The set and the color-blind casting.

Much comment has been made of designer John Arnone’s set, mostly because of the retina-searing red couches but also the African statuary and dyed fabrics and the impressive set of elephant tusks — which get spotlit by lighting designer Natalie Robin, just as the lights go down and the play begins. In case we overlooked them.

As Lawson Taitte notes (pay wall), Arnone and director Joel Ferrell have made the apartment fireplace into a looming altar to some ‘dark deity.’ For their apartment decor, other theater companies — and the Polanski film — have employed lots of books and the occasional artistic African prop. But Arnone and Ferrell have taken the basic script information — Annette is writing a book about Darfur and is passionately interested in art (her coffee table is covered in fine art books) — and expanded it into a big, bold set design statement.

Hmm.

This design statement can easily be construed as implying that African tribal figures represent grim, primal, destructive forces: the gods of carnage demanding sacrifice. In fact, this is pretty much how Mark Lowry reads it. Needless to say, this African-gods-of-carnage reflects a Eurocentric set of mistaken assumptions: that African art and African religions are ‘primitive,’ they’re closer to the violent and the ancient, etc. — when they’re no more ‘primitive’ or violent than the Bible.

Think of it this way: Would audience members ‘read’ that design the same way if there were a large, bloody crucifix over the fireplace? Would they assume that this was a ‘god of carnage’ representing our more savage instincts?

You can believe, as I’d like to, that Ferrell offsets such a Eurocentric interpretation by scoring this pre-show moment with Baroque-sounding music — instead of, thank goodness, playing something like ominous ‘jungle drums’ (the sound design is by Bruce Richardson). Meaning, the gods are being honored with ‘royal’ music, music that is just as tied up with the prerequisites of power and obedience.

Or much more likely, you can take the Baroque music as the ‘counter’ to the African gods. It represents our thin veneer of ‘civilization’ — white Europe set against ‘darkest Africa.’

If we take all of this interpretation as accurate, it complicates, in an interesting fashion, the color-blind casting of African-American actor Hassan El-Amin as Michael. The role isn’t specified white or black, although, no surprise, it’s generally cast as white. (Earlier this year, Atlanta’s Alliance Theatre presented what was billed as the first all-African-American God of Carnage.) El-Amin’s presence as Michael — added to wife Annette’s interest in Darfur and African art — gives an even more political, nasty edge to Alan’s dismissal of Darfur as just another massacre, which he delivers right to Michael and Annette’s faces.

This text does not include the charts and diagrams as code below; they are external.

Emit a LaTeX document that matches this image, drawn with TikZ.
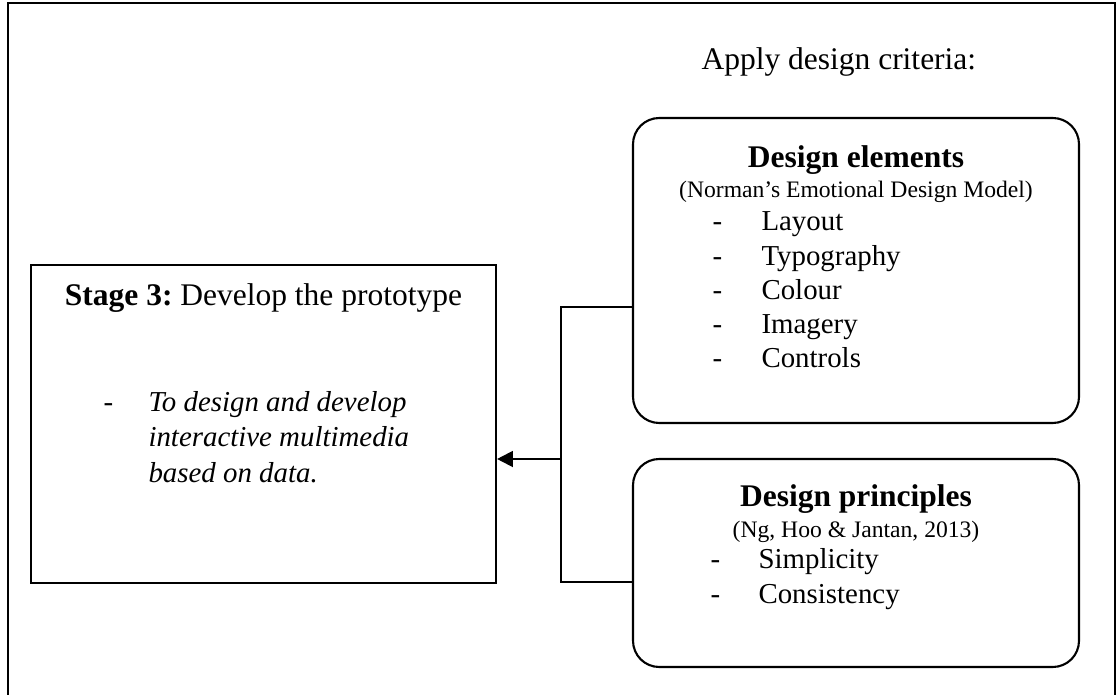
\documentclass[tikz,border=0pt]{standalone}
\usepackage{fontspec}
\setmainfont{Liberation Serif}
\usetikzlibrary{arrows.meta,fit,positioning}
\frenchspacing

\tikzset{
  box/.style={draw, line width=0.8pt, inner sep=0pt},
  roundbox/.style={box, rounded corners=10pt},
  link/.style={line width=0.8pt},
  head/.style={font=\fontsize{12}{14}\selectfont\bfseries, anchor=base, inner sep=0pt},
  cite/.style={font=\fontsize{9}{11}\selectfont, anchor=base, inner sep=0pt},
  item/.style={font=\fontsize{11}{13}\selectfont, anchor=base west, inner sep=0pt},
}

\begin{document}
\begin{tikzpicture}[x=0.381pt, y=-0.381pt]
    \useasboundingbox (0,0) rectangle (1118,695);
    % outer frame, open at the bottom
    \draw[link] (8,695) -- (8,3) -- (1115,3) -- (1115,695);

    \node[font=\fontsize{12}{14}\selectfont, anchor=base west, inner sep=0pt] (apply) at (701,70) {Apply design criteria:};

    % stage box
    \node[box, fit={(31,265) (496,583)}] (stage) {};
    \node[anchor=base, inner sep=0pt, font=\fontsize{12}{14}\selectfont] (title) at (263.5,306)
        {\textbf{Stage 3:} Develop the prototype};
    \node[item] (aim-dash) at (103,412) {-};
    \foreach \t [count=\i] in {To design and develop, interactive multimedia, based on data.}
        \node[item, font=\fontsize{11}{13}\selectfont\itshape] (aim-\i) at (148,{412+35*(\i-1)}) {\t};

    % design elements
    \node[roundbox, fit={(633,118) (1079,423)}] (elements) {};
    \node[head] (elements-head) at (856,168) {Design elements};
    \node[cite] (elements-cite) at (856,198) {(Norman’s Emotional Design Model)};
    \foreach \t [count=\i] in {Layout, Typography, Colour, Imagery, Controls} {
        \node[item] (el-dash-\i) at (712,{231+34.2*(\i-1)}) {-};
        \node[item] (el-\i) at (761,{231+34.2*(\i-1)}) {\t};
    }

    % design principles
    \node[roundbox, fit={(633,459) (1079,667)}] (principles) {};
    \node[head] (principles-head) at (856,506) {Design principles};
    \node[cite] (principles-cite) at (856,537) {(Ng, Hoo \& Jantan, 2013)};
    \foreach \t [count=\i] in {Simplicity, Consistency} {
        \node[item] (pr-dash-\i) at (710,{568+35*(\i-1)}) {-};
        \node[item] (pr-\i) at (758,{568+35*(\i-1)}) {\t};
    }

    % connectors
    \coordinate (jtop) at (561,307);
    \coordinate (jmid) at (561,459);
    \coordinate (jbot) at (561,582);
    \draw[link] (elements.west |- jtop) -- (jtop) -- (jbot) -- (principles.west |- jbot);
    \draw[link, -{Triangle[length=6pt, width=6pt]}] (jmid) -- (stage.east |- jmid);
\end{tikzpicture}
\end{document}
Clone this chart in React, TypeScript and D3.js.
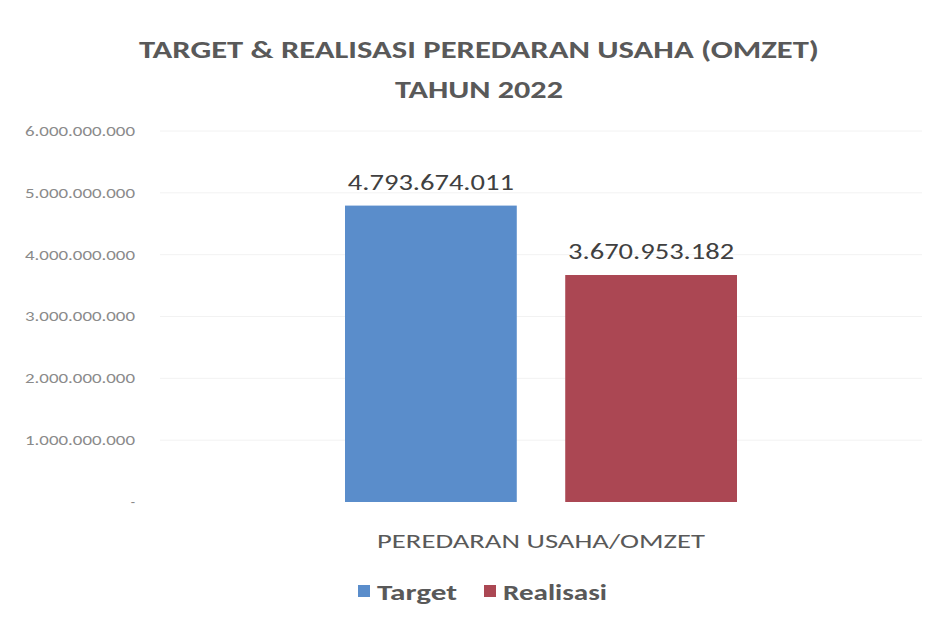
import React, { useEffect, useRef } from 'react';
import * as d3 from 'd3';

const seriesNames = ['Target', 'Realisasi'];
const seriesValues = [4793674011, 3670953182];
const seriesColors = ['#5a8dcb', '#ab4753'];
const category = 'PEREDARAN USAHA/OMZET';
const yTicks = [0, 1000000000, 2000000000, 3000000000, 4000000000, 5000000000, 6000000000];
const titleLines = ['TARGET & REALISASI PEREDARAN USAHA (OMZET)', 'TAHUN 2022'];

const fmt = (v: number) => (v === 0 ? '-' : d3.format(',')(v).replace(/,/g, '.'));

function App() {
  const svgRef = useRef<SVGSVGElement>(null);

  useEffect(() => {
    const svg = d3.select(svgRef.current);
    svg.selectAll('*').remove();

    const font = "Carlito, Calibri, 'Open Sans', sans-serif";
    const left = 160, right = 922, top = 131, bottom = 502;

    svg.append('rect').attr('width', 925).attr('height', 625).attr('fill', '#fff');

    // title
    svg.selectAll('text.title')
      .data(titleLines)
      .enter()
      .append('text')
      .attr('class', 'title')
      .attr('x', 479)
      .attr('y', (d, i) => 58 + i * 40)
      .attr('text-anchor', 'middle')
      .attr('font-family', font)
      .attr('font-weight', 'bold')
      .attr('font-size', 25)
      .attr('fill', '#595959')
      .attr('textLength', (d, i) => (i === 0 ? 680 : 168))
      .attr('lengthAdjust', 'spacingAndGlyphs')
      .text((d) => d);

    const y = d3.scaleLinear().domain([0, 6000000000]).range([bottom, top]);
    const x0 = d3.scaleBand().domain([category]).range([left, right]).padding(0);
    const x1 = d3.scaleBand().domain(seriesNames).range([345 - left, 737 - left]).paddingInner(0.22);

    // gridlines
    svg.append('g')
      .selectAll('line')
      .data(yTicks.slice(1))
      .enter()
      .append('line')
      .attr('x1', left)
      .attr('x2', right)
      .attr('y1', (d) => y(d))
      .attr('y2', (d) => y(d))
      .attr('stroke', '#f2f2f2')
      .attr('stroke-width', 1);

    // y axis labels
    const yAxis = svg.append('g')
      .attr('transform', `translate(138,0)`)
      .call(d3.axisLeft(y).tickValues(yTicks).tickSize(0).tickFormat((d) => fmt(+d)));
    yAxis.select('.domain').remove();
    yAxis.selectAll('text')
      .attr('font-family', font)
      .attr('font-size', 14)
      .attr('fill', '#8a8a8a')
      .attr('textLength', (d) => (+d === 0 ? null : 110))
      .attr('lengthAdjust', 'spacingAndGlyphs');

    const g = svg.append('g').attr('transform', `translate(${x0(category)},0)`);

    g.selectAll('rect')
      .data(seriesValues)
      .enter()
      .append('rect')
      .attr('x', (d, i) => x1(seriesNames[i])!)
      .attr('y', (d) => y(d))
      .attr('width', x1.bandwidth())
      .attr('height', (d) => bottom - y(d))
      .attr('fill', (d, i) => seriesColors[i]);

    g.selectAll('text.val')
      .data(seriesValues)
      .enter()
      .append('text')
      .attr('class', 'val')
      .attr('x', (d, i) => x1(seriesNames[i])! + x1.bandwidth() / 2)
      .attr('y', (d) => y(d) - 16)
      .attr('text-anchor', 'middle')
      .attr('font-family', font)
      .attr('font-size', 23)
      .attr('fill', '#404040')
      .attr('textLength', 166)
      .attr('lengthAdjust', 'spacingAndGlyphs')
      .text((d) => fmt(d));

    // category label
    svg.append('text')
      .attr('x', x0(category)! + x0.bandwidth() / 2)
      .attr('y', 548)
      .attr('text-anchor', 'middle')
      .attr('font-family', font)
      .attr('font-size', 21)
      .attr('fill', '#595959')
      .attr('textLength', 328)
      .attr('lengthAdjust', 'spacingAndGlyphs')
      .text(category);

    // legend
    const legendX = [358, 484];
    const legendW = [80, 104];
    const lg = svg.append('g');
    seriesNames.forEach((name, i) => {
      lg.append('rect')
        .attr('x', legendX[i])
        .attr('y', 585)
        .attr('width', 12)
        .attr('height', 12)
        .attr('fill', seriesColors[i]);
      lg.append('text')
        .attr('x', legendX[i] + 19)
        .attr('y', 600)
        .attr('font-family', font)
        .attr('font-weight', 'bold')
        .attr('font-size', 22)
        .attr('fill', '#595959')
        .attr('textLength', legendW[i])
        .attr('lengthAdjust', 'spacingAndGlyphs')
        .text(name);
    });
  }, []);

  return <svg ref={svgRef} width={925} height={625} style={{ position: 'absolute', left: 0, top: 0 }} />;
}

export default App;
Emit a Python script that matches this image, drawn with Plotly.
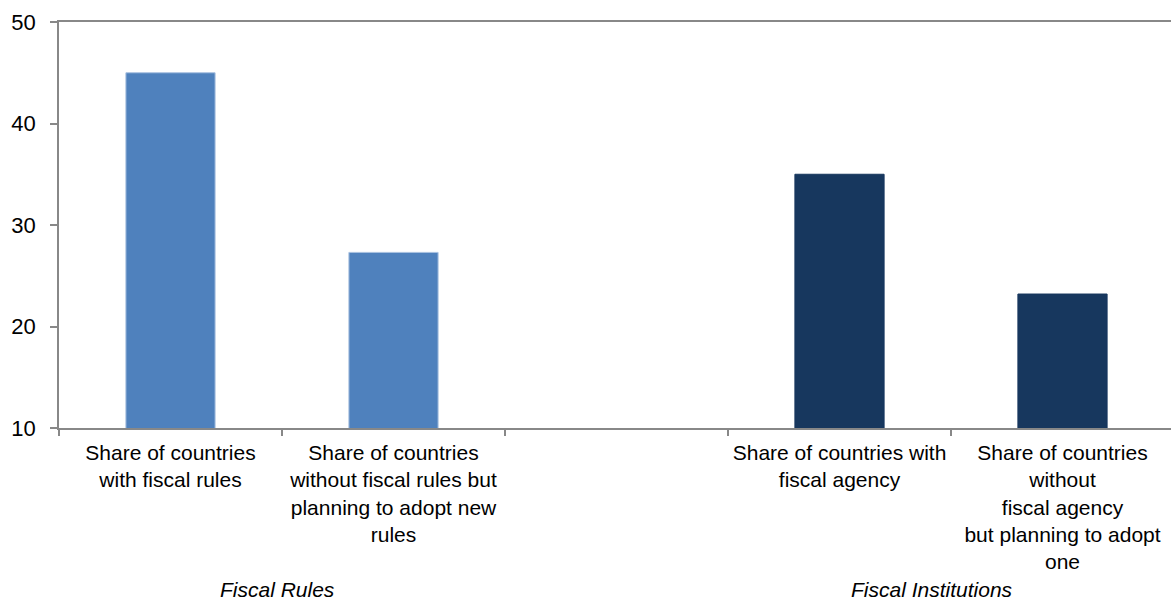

So on the one hand, the Theater Center production offers a simplistic, inaccurate treatment of African imagery while on the other, it amplifies our sympathy for Michael and Annette (or ramps up our irritation with the appallingly arrogant Alan). At that moment, given the color-blind casting, one may well expect there’ll be more such racially pointed exchanges between the couples — or dialogue that can now be heard in this light — but the script fails to provide any.

That’s too bad because, as a number of critics have pointed out, Reza carefully makes sure other combinations of Us Against Them are played out in the couples’ freewheeling arguments: men vs. women, spouse vs. spouse, liberal vs. conservative. So why not white vs. black? Colonizer vs. the colonized? Even white vs. brown, considering Christie Vela as Annette? The Theater Center casting has actually opened up Reza’s we-are-all-animals-beneath-the-skin argument to other, equally valid, racial applications (everyone‘s awful here).

Meanwhile, the decor hews to a dated misunderstanding of African culture.

If there are other, convincing ways to read these choices in the set design, lighting design, music and casting, I’m open to considering them.